Mr. Kahn sketches all of this in, not to prove any particular thesis but simply to describe the milieu in which people like Harrigan and Hart lived and made their careers. And the point of all of this—the point that compels one to sit back and wonder where American society gets its fantastic, self-rectifying resilience—is not that a man like Harrigan could come out of such a background and make a decent, useful life for himself, but that the city itself could ever have survived.
For no American in the 1880’s could have surveyed the New York slum section of his day without wondering if he were not seeing the final collapse of the American dream. Any extreme of pessimism he might have reached would have been justified by inescapable facts. He could have told himself—could hardly have kept from telling himself—that American society had gone down a dead-end street from which it could not conceivably extract itself. By any rational standard, he would have been entirely right.

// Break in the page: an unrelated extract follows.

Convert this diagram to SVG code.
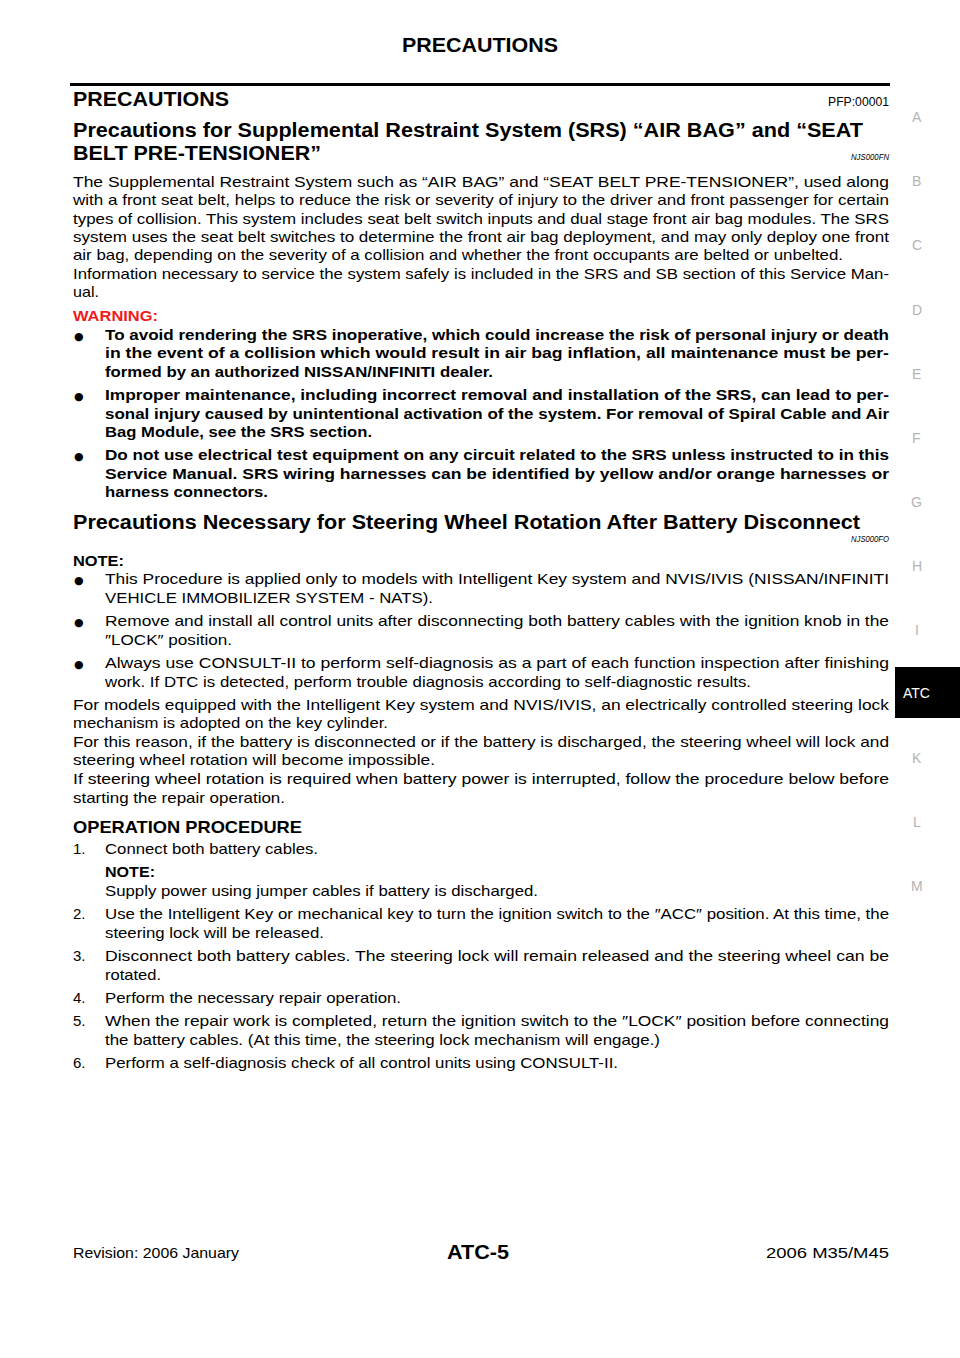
<svg xmlns="http://www.w3.org/2000/svg" width="960" height="1358" viewBox="0 0 960 1358">
<style>
text{font-family:"Liberation Sans",Arial,sans-serif;fill:#000}
.b{font-size:15px}
.bb{font-size:15px;font-weight:bold}
.h{font-size:20px;font-weight:bold}
.h2{font-size:17px;font-weight:bold}
.code{font-size:12px}
.ital{font-size:8.5px;font-style:italic}
.side{font-size:14px;fill:#b4b4b4}
.dot{font-family:"DejaVu Sans",sans-serif;font-size:11px}
.red{fill:#ee1c1c}
</style>
<rect width="960" height="1358" fill="#fff"/>

<g id="header">
<text class="h" x="402" y="52" textLength="156" lengthAdjust="spacingAndGlyphs">PRECAUTIONS</text>
<rect x="70" y="83" width="820" height="3" fill="#000"/>
</g>

<g id="side-index">
<text class="side" x="912" y="122">A</text>
<text class="side" x="912" y="186">B</text>
<text class="side" x="912" y="250">C</text>
<text class="side" x="912" y="315">D</text>
<text class="side" x="912" y="379">E</text>
<text class="side" x="912" y="443">F</text>
<text class="side" x="911" y="507">G</text>
<text class="side" x="912" y="571">H</text>
<text class="side" x="915" y="635">I</text>
<rect x="895" y="667" width="65" height="51" fill="#000"/>
<text x="903" y="698" style="font-size:14px;fill:#fff">ATC</text>
<text class="side" x="912" y="763">K</text>
<text class="side" x="913" y="827">L</text>
<text class="side" x="911" y="891">M</text>
</g>

<g id="section-srs">
<text class="h" x="73" y="106" textLength="156" lengthAdjust="spacingAndGlyphs">PRECAUTIONS</text>
<text class="code" x="828" y="106" textLength="61" lengthAdjust="spacingAndGlyphs">PFP:00001</text>
<text class="h" x="73" y="137" textLength="790" lengthAdjust="spacingAndGlyphs">Precautions for Supplemental Restraint System (SRS) “AIR BAG” and “SEAT</text>
<text class="h" x="73" y="160" textLength="248" lengthAdjust="spacingAndGlyphs">BELT PRE-TENSIONER”</text>
<text class="ital" x="851" y="160" textLength="38" lengthAdjust="spacingAndGlyphs">NJS000FN</text>

<text class="b" x="73" y="187" textLength="816" lengthAdjust="spacingAndGlyphs">The Supplemental Restraint System such as “AIR BAG” and “SEAT BELT PRE-TENSIONER”, used along</text>
<text class="b" x="73" y="205" textLength="816" lengthAdjust="spacingAndGlyphs">with a front seat belt, helps to reduce the risk or severity of injury to the driver and front passenger for certain</text>
<text class="b" x="73" y="224" textLength="816" lengthAdjust="spacingAndGlyphs">types of collision. This system includes seat belt switch inputs and dual stage front air bag modules. The SRS</text>
<text class="b" x="73" y="242" textLength="816" lengthAdjust="spacingAndGlyphs">system uses the seat belt switches to determine the front air bag deployment, and may only deploy one front</text>
<text class="b" x="73" y="260" textLength="770" lengthAdjust="spacingAndGlyphs">air bag, depending on the severity of a collision and whether the front occupants are belted or unbelted.</text>
<text class="b" x="73" y="279" textLength="816" lengthAdjust="spacingAndGlyphs">Information necessary to service the system safely is included in the SRS and SB section of this Service Man-</text>
<text class="b" x="73" y="297" textLength="26" lengthAdjust="spacingAndGlyphs">ual.</text>

<text class="bb red" x="73" y="321" textLength="85" lengthAdjust="spacingAndGlyphs">WARNING:</text>

<text class="dot" x="74" y="340">●</text>
<text class="bb" x="105" y="340" textLength="784" lengthAdjust="spacingAndGlyphs">To avoid rendering the SRS inoperative, which could increase the risk of personal injury or death</text>
<text class="bb" x="105" y="358" textLength="784" lengthAdjust="spacingAndGlyphs">in the event of a collision which would result in air bag inflation, all maintenance must be per-</text>
<text class="bb" x="105" y="377" textLength="388" lengthAdjust="spacingAndGlyphs">formed by an authorized NISSAN/INFINITI dealer.</text>

<text class="dot" x="74" y="400">●</text>
<text class="bb" x="105" y="400" textLength="784" lengthAdjust="spacingAndGlyphs">Improper maintenance, including incorrect removal and installation of the SRS, can lead to per-</text>
<text class="bb" x="105" y="419" textLength="784" lengthAdjust="spacingAndGlyphs">sonal injury caused by unintentional activation of the system. For removal of Spiral Cable and Air</text>
<text class="bb" x="105" y="437" textLength="267" lengthAdjust="spacingAndGlyphs">Bag Module, see the SRS section.</text>

<text class="dot" x="74" y="460">●</text>
<text class="bb" x="105" y="460" textLength="784" lengthAdjust="spacingAndGlyphs">Do not use electrical test equipment on any circuit related to the SRS unless instructed to in this</text>
<text class="bb" x="105" y="479" textLength="784" lengthAdjust="spacingAndGlyphs">Service Manual. SRS wiring harnesses can be identified by yellow and/or orange harnesses or</text>
<text class="bb" x="105" y="497" textLength="163" lengthAdjust="spacingAndGlyphs">harness connectors.</text>
</g>

<g id="section-steering">
<text class="h" x="73" y="529" textLength="787" lengthAdjust="spacingAndGlyphs">Precautions Necessary for Steering Wheel Rotation After Battery Disconnect</text>
<text class="ital" x="851" y="542" textLength="38" lengthAdjust="spacingAndGlyphs">NJS000FO</text>

<text class="bb" x="73" y="566" textLength="51" lengthAdjust="spacingAndGlyphs">NOTE:</text>

<text class="dot" x="74" y="584">●</text>
<text class="b" x="105" y="584" textLength="784" lengthAdjust="spacingAndGlyphs">This Procedure is applied only to models with Intelligent Key system and NVIS/IVIS (NISSAN/INFINITI</text>
<text class="b" x="105" y="603" textLength="328" lengthAdjust="spacingAndGlyphs">VEHICLE IMMOBILIZER SYSTEM - NATS).</text>

<text class="dot" x="74" y="626">●</text>
<text class="b" x="105" y="626" textLength="784" lengthAdjust="spacingAndGlyphs">Remove and install all control units after disconnecting both battery cables with the ignition knob in the</text>
<text class="b" x="105" y="645" textLength="127" lengthAdjust="spacingAndGlyphs">″LOCK″ position.</text>

<text class="dot" x="74" y="668">●</text>
<text class="b" x="105" y="668" textLength="784" lengthAdjust="spacingAndGlyphs">Always use CONSULT-II to perform self-diagnosis as a part of each function inspection after finishing</text>
<text class="b" x="105" y="687" textLength="646" lengthAdjust="spacingAndGlyphs">work. If DTC is detected, perform trouble diagnosis according to self-diagnostic results.</text>

<text class="b" x="73" y="710" textLength="816" lengthAdjust="spacingAndGlyphs">For models equipped with the Intelligent Key system and NVIS/IVIS, an electrically controlled steering lock</text>
<text class="b" x="73" y="728" textLength="315" lengthAdjust="spacingAndGlyphs">mechanism is adopted on the key cylinder.</text>
<text class="b" x="73" y="747" textLength="816" lengthAdjust="spacingAndGlyphs">For this reason, if the battery is disconnected or if the battery is discharged, the steering wheel will lock and</text>
<text class="b" x="73" y="765" textLength="362" lengthAdjust="spacingAndGlyphs">steering wheel rotation will become impossible.</text>
<text class="b" x="73" y="784" textLength="816" lengthAdjust="spacingAndGlyphs">If steering wheel rotation is required when battery power is interrupted, follow the procedure below before</text>
<text class="b" x="73" y="803" textLength="212" lengthAdjust="spacingAndGlyphs">starting the repair operation.</text>
</g>

<g id="section-procedure">
<text class="h2" x="73" y="833" textLength="229" lengthAdjust="spacingAndGlyphs">OPERATION PROCEDURE</text>

<text class="b" x="73" y="854">1.</text>
<text class="b" x="105" y="854" textLength="213" lengthAdjust="spacingAndGlyphs">Connect both battery cables.</text>
<text class="bb" x="105" y="877" textLength="50" lengthAdjust="spacingAndGlyphs">NOTE:</text>
<text class="b" x="105" y="896" textLength="433" lengthAdjust="spacingAndGlyphs">Supply power using jumper cables if battery is discharged.</text>

<text class="b" x="73" y="919">2.</text>
<text class="b" x="105" y="919" textLength="784" lengthAdjust="spacingAndGlyphs">Use the Intelligent Key or mechanical key to turn the ignition switch to the ″ACC″ position. At this time, the</text>
<text class="b" x="105" y="938" textLength="219" lengthAdjust="spacingAndGlyphs">steering lock will be released.</text>

<text class="b" x="73" y="961">3.</text>
<text class="b" x="105" y="961" textLength="784" lengthAdjust="spacingAndGlyphs">Disconnect both battery cables. The steering lock will remain released and the steering wheel can be</text>
<text class="b" x="105" y="980" textLength="56" lengthAdjust="spacingAndGlyphs">rotated.</text>

<text class="b" x="73" y="1003">4.</text>
<text class="b" x="105" y="1003" textLength="296" lengthAdjust="spacingAndGlyphs">Perform the necessary repair operation.</text>

<text class="b" x="73" y="1026">5.</text>
<text class="b" x="105" y="1026" textLength="784" lengthAdjust="spacingAndGlyphs">When the repair work is completed, return the ignition switch to the ″LOCK″ position before connecting</text>
<text class="b" x="105" y="1045" textLength="555" lengthAdjust="spacingAndGlyphs">the battery cables. (At this time, the steering lock mechanism will engage.)</text>

<text class="b" x="73" y="1068">6.</text>
<text class="b" x="105" y="1068" textLength="513" lengthAdjust="spacingAndGlyphs">Perform a self-diagnosis check of all control units using CONSULT-II.</text>
</g>

<g id="footer">
<text class="b" x="73" y="1258" textLength="166" lengthAdjust="spacingAndGlyphs">Revision: 2006 January</text>
<text class="h" x="447" y="1259" textLength="62" lengthAdjust="spacingAndGlyphs">ATC-5</text>
<text class="b" x="766" y="1258" textLength="123" lengthAdjust="spacingAndGlyphs">2006 M35/M45</text>
</g>
</svg>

Yet in fact he would have been wrong. Bad as metropolitan life can be today, brutal and crippling as it visibly is, it is almost infinitely better than it was three-quarters of a century ago. There has been an improvement which, even though it leaves ever so much still to be done, is all but immeasurable. And here, it seems to this reviewer, is a whole segment of American history which greatly needs examination. How did our society work itself out of that morass? Why was the hideous threat of our congested cities (for New York did not stand alone, by any means) somehow thwarted? What is there in people that enabled the ones who lived-through that era to survive, and, surviving, to lift themselves and their surroundings by their own bootstraps?
It was done, obviously, at terrific human cost. There are few sadder chapters in American history than the story of the hopeful immigrants who came pouring into New York in those days, to be exploited and ground under and made to accept a dark nightmare in place of the bright American dream that had originally led them to the Atlantic crossing. The amount of plain, everyday misery and heartbreak that was exacted from helpless people is hardly to be thought about dry-eyed.
But things did get better. The dream did not die, although many of the dreamers died disconsolate. Perhaps there is a clue in here somewhere—a clue to some hidden reservoir of strength and faith that we very much need to know about. Perhaps it is time the historians set out to uncover it.